The shocking face of anti-Semitism

At a West Ham cemetery yesterday: the 117th attack on a Jewish graveyard in 15 years

The graves of the two children - Rachel, aged 13, and Abraham, aged four and a half - had stood undisturbed side by side for almost 150 years. But yesterday their headstones lay smashed, the Hebrew inscriptions, etched on fine Portland stone, crumbling in the dust.

Only yards away on an intricately crafted tomb, the words "Jew Boy Dead. Ha Ha" were scrawled in marker pen. Swastikas defaced the headstones of some of the 87 graves desecrated at West Ham cemetery in east London, where generations of Jews have been buried since the mid-19th century.

Vandals wreaked a trail of destruction, smashing and kicking over headstones in an act which has shocked the Jewish community. The main target of the attack appeared to be a grand circular mausoleum, built in the 19th century by the Rothschilds, one of Britain's most prominent Jewish families.

It is the latest in a rising number of racially motivated attacks on Jewish cemeteries across Britain. This was the 117th Jewish cemetery desecrated in Britain since 1990 and the third to be discovered in a week.

On the wall of the Rainham Jewish cemetery in Essex, it was discovered yesterday, two giant swastikas and the words "Yids out" had been daubed in paint. Last week, vandals smashed 100 gravestones in a historic cemetery in Manchester.

The desecration is part of a rise in anti-Semitic incidents in Britain, including violent attacks on children and orthodox Jews. There were 532 anti-Semitic incidents last year, the highest since records began 20 years ago.

Earlier this week, the European Commission against Racism and Intolerance said it was "concerned at the considerable and steady increase of anti-Semitic incidents in the United Kingdom."

"While these incidents usually mirror tensions in the Middle East, representatives of the Jewish communities report there now seems to be a higher level of background violence against these communities," the report by the European human rights watchdog said. "Although manifestations of anti-Semitism continue to come from extreme right-wing and neo-Nazi groups, an increasing number ... is reportedly coming from Muslim fundamentalist groups," the report said.

"It has now regrettably become commonplace to desecrate Jewish cemeteries," said a spokesman for the Community Security Trust, which offers security advice to the Jewish community. "These acts must be treated seriously by the police and the judiciary should pass deterrent sentences in these cases."

Melvyn Hartog, head of burials for the United synagogues, was picking his way yesterday through the mess of graves in West Ham. Standing before the broken headstones of children, he said: "Tell me what these kids have done to people? These are dead kids. They can't fight back. This is the greatest form of cowardice you'll find."

The circular tomb, designed for the Rothschilds by Matthew Digby Wyatt, the architect of the India office in Whitehall, had its door battered in with iron bars, ripped from the sides of tombs.

The 4th Baron Rothschild was said to be aware of the desecration but declined to comment.

Police visited the cemetery and removed items for forensic examination.
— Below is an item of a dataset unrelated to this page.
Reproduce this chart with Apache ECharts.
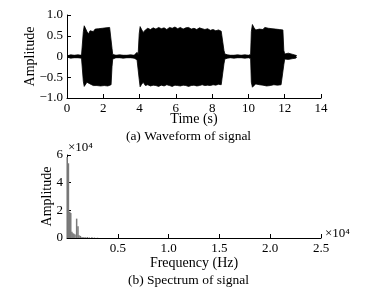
<!DOCTYPE html>
<html>
<head>
<meta charset="utf-8">
<script src="https://cdn.jsdelivr.net/npm/echarts@6/dist/echarts.min.js"></script>
<style>
  html, body { margin: 0; padding: 0; background: #fff; }
  #chart { width: 377px; height: 292px; }
</style>
</head>
<body>
<div id="chart"></div>
<script>
// waveform envelope (time in s, amplitude)
var waveTime = [0.05, 0.2, 0.4, 0.6, 0.8, 0.87,
  0.9, 0.95, 1.02, 1.1, 1.18, 1.27, 1.36, 1.45, 1.55, 1.65, 1.75, 1.85, 1.95, 2.05, 2.15, 2.25, 2.35, 2.43, 2.48, 2.52,
  2.7, 2.9, 3.1, 3.3, 3.5, 3.7, 3.86, 3.92,
  3.98, 4.03, 4.1, 4.2, 4.32, 4.45, 4.6, 4.75, 4.9, 5.05, 5.2, 5.35, 5.5, 5.65, 5.8, 5.95, 6.1, 6.25, 6.4, 6.55, 6.7, 6.85,
  7.0, 7.15, 7.3, 7.45, 7.6, 7.75, 7.9, 8.05, 8.2, 8.35, 8.5, 8.6, 8.65, 8.7,
  8.85, 9.0, 9.2, 9.4, 9.6, 9.8, 10.0, 10.12,
  10.16, 10.22, 10.3, 10.4, 10.5, 10.6, 10.7, 10.8, 10.9, 11.0, 11.1, 11.2, 11.3, 11.4, 11.5, 11.6, 11.7, 11.8, 11.9, 11.95, 12.0,
  12.1, 12.2, 12.3, 12.45, 12.6, 12.66];
var waveUpper = [0.02, 0.04, 0.03, 0.04, 0.03, 0.05,
  0.6, 0.74, 0.7, 0.6, 0.54, 0.62, 0.65, 0.6, 0.66, 0.63, 0.67, 0.64, 0.68, 0.66, 0.69, 0.67, 0.7, 0.66, 0.2, 0.05,
  0.03, 0.04, 0.03, 0.03, 0.04, 0.03, 0.1, 0.04,
  0.55, 0.72, 0.66, 0.58, 0.64, 0.68, 0.65, 0.69, 0.66, 0.7, 0.67, 0.69, 0.65, 0.7, 0.68, 0.71, 0.67, 0.7, 0.66, 0.69, 0.7, 0.66,
  0.68, 0.65, 0.69, 0.67, 0.65, 0.67, 0.63, 0.65, 0.62, 0.64, 0.61, 0.63, 0.15, 0.06,
  0.04, 0.03, 0.03, 0.04, 0.03, 0.04, 0.03, 0.05,
  0.6, 0.77, 0.7, 0.64, 0.6, 0.66, 0.68, 0.65, 0.7, 0.71, 0.68, 0.7, 0.67, 0.69, 0.66, 0.68, 0.65, 0.67, 0.64, 0.15, 0.06,
  0.05, 0.08, 0.04, 0.05, 0.03, 0.02];
var waveLower = [-0.02, -0.04, -0.03, -0.03, -0.04, -0.05,
  -0.6, -0.72, -0.71, -0.62, -0.6, -0.66, -0.69, -0.7, -0.68, -0.7, -0.69, -0.71, -0.68, -0.7, -0.69, -0.71, -0.7, -0.68, -0.25, -0.06,
  -0.03, -0.03, -0.04, -0.03, -0.03, -0.04, -0.08, -0.05,
  -0.55, -0.73, -0.68, -0.62, -0.7, -0.68, -0.71, -0.69, -0.7, -0.72, -0.69, -0.71, -0.68, -0.7, -0.72, -0.69, -0.7, -0.71, -0.69, -0.7, -0.72, -0.7,
  -0.69, -0.71, -0.7, -0.68, -0.7, -0.69, -0.7, -0.68, -0.69, -0.67, -0.68, -0.66, -0.18, -0.06,
  -0.04, -0.03, -0.04, -0.03, -0.03, -0.04, -0.03, -0.05,
  -0.62, -0.74, -0.7, -0.66, -0.63, -0.68, -0.7, -0.69, -0.7, -0.71, -0.69, -0.7, -0.71, -0.68, -0.7, -0.69, -0.7, -0.68, -0.66, -0.2, -0.06,
  -0.04, -0.07, -0.04, -0.05, -0.04, -0.02];

// spectrum (Hz, amplitude)
var specFreq = [20, 140, 270, 370, 480, 580, 680, 790, 950, 1080, 1180, 1320, 1480, 1650, 1800, 2000, 2200, 2450, 2700, 3000];
var specAmp = [58500, 54000, 19000, 18000, 4500, 3500, 3000, 2500, 14000, 8500, 2000, 1500, 800, 600, 500, 700, 400, 600, 300, 200];

var timeTicks = [0, 14, 2];
var ampTicks = [-1, 1, 0.5];
var freqTicks = [0, 25000, 5000];
var specTicks = [0, 60000, 20000];

var FONT = 'Liberation Serif';
var txt = { color: '#000', fontFamily: FONT, fontSize: 13 };
var nameTxt = { color: '#000', fontFamily: FONT, fontSize: 14 };

function minus(s) { return s.replace('-', '\u2212'); }

function axisBase(extra) {
  return Object.assign({
    type: 'value',
    nameMoveOverlap: false,
    axisLine: { show: true, onZero: false, lineStyle: { color: '#000', width: 1 } },
    axisTick: { show: true, inside: true, length: 4, lineStyle: { color: '#000' } },
    splitLine: { show: false },
    axisLabel: Object.assign({ margin: 4 }, txt),
    nameTextStyle: nameTxt
  }, extra);
}

var upperData = waveTime.map(function (t, i) { return [t, waveUpper[i]]; });
var lowerData = waveTime.map(function (t, i) { return [t, waveLower[i]]; });
var specData = specFreq.map(function (f, i) { return [f, specAmp[i]]; });

var chart = echarts.init(document.getElementById('chart'), null, { renderer: 'canvas' });
chart.setOption({
  backgroundColor: '#fff',
  animation: false,
  grid: [
    { left: 67, top: 15, width: 254, height: 83 },
    { left: 67, top: 155, width: 254, height: 83 }
  ],
  xAxis: [
    axisBase({
      gridIndex: 0, min: timeTicks[0], max: timeTicks[1], interval: timeTicks[2],
      name: 'Time (s)', nameLocation: 'middle', nameGap: 14
    }),
    axisBase({
      gridIndex: 1, min: freqTicks[0], max: freqTicks[1], interval: freqTicks[2],
      name: 'Frequency (Hz)', nameLocation: 'middle', nameGap: 18,
      axisLabel: Object.assign({ margin: 4, formatter: function (v) { return v === 0 ? '' : (v / 1e4).toFixed(1); } }, txt)
    })
  ],
  yAxis: [
    axisBase({
      gridIndex: 0, min: ampTicks[0], max: ampTicks[1], interval: ampTicks[2],
      name: 'Amplitude', nameLocation: 'middle', nameGap: 30, nameRotate: 90,
      axisLabel: Object.assign({ margin: 4, formatter: function (v) { return v === 0 ? '0' : minus(v.toFixed(1)); } }, txt)
    }),
    axisBase({
      gridIndex: 1, min: specTicks[0], max: specTicks[1], interval: specTicks[2],
      name: 'Amplitude', nameLocation: 'middle', nameGap: 13, nameRotate: 90,
      axisLabel: Object.assign({ margin: 4, formatter: function (v) { return String(v / 1e4); } }, txt)
    })
  ],
  series: [
    {
      type: 'line', xAxisIndex: 0, yAxisIndex: 0, data: upperData,
      symbol: 'none', lineStyle: { color: '#000', width: 0.8 },
      areaStyle: { color: '#000', opacity: 1, origin: -0.03 }
    },
    {
      type: 'line', xAxisIndex: 0, yAxisIndex: 0, data: lowerData,
      symbol: 'none', lineStyle: { color: '#000', width: 0.8 },
      areaStyle: { color: '#000', opacity: 1, origin: 0.03 }
    },
    {
      type: 'bar', xAxisIndex: 1, yAxisIndex: 1, data: specData,
      barWidth: 1.5, itemStyle: { color: '#7a7a7a' }
    }
  ],
  graphic: [
    { type: 'text', left: 'center', top: 129, style: { text: '(a) Waveform of signal', fill: '#000', font: '13.5px "Liberation Serif"' } },
    { type: 'text', left: 'center', top: 273, style: { text: '(b) Spectrum of signal', fill: '#000', font: '13.5px "Liberation Serif"' } },
    { type: 'text', left: 68, top: 141, style: { text: '\u00d710\u2074', fill: '#000', font: '13px "Liberation Serif"' } },
    { type: 'text', left: 325, top: 227, style: { text: '\u00d710\u2074', fill: '#000', font: '13px "Liberation Serif"' } }
  ]
});
</script>
</body>
</html>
Detective Inspector Steve Lane, of Newham police, described the vandalism as "a despicable racist attack" and asked anyone with information to come forward.

A clue to the identity of the those responsible was found on the side of an elegant mausoleum, where the words "A Hitler" and several swastikas were scrawled. A number of graffiti "tags", including "snow-man and Greedy" were scribbled alongside, suggesting that teenagers were involved. The scrawled swastikas were the wrong way round.

Members of the Jewish community said they had no doubt the motive was anti-Semitic. Directly next door to the Jewish cemetery is a communal graveyard that was left untouched.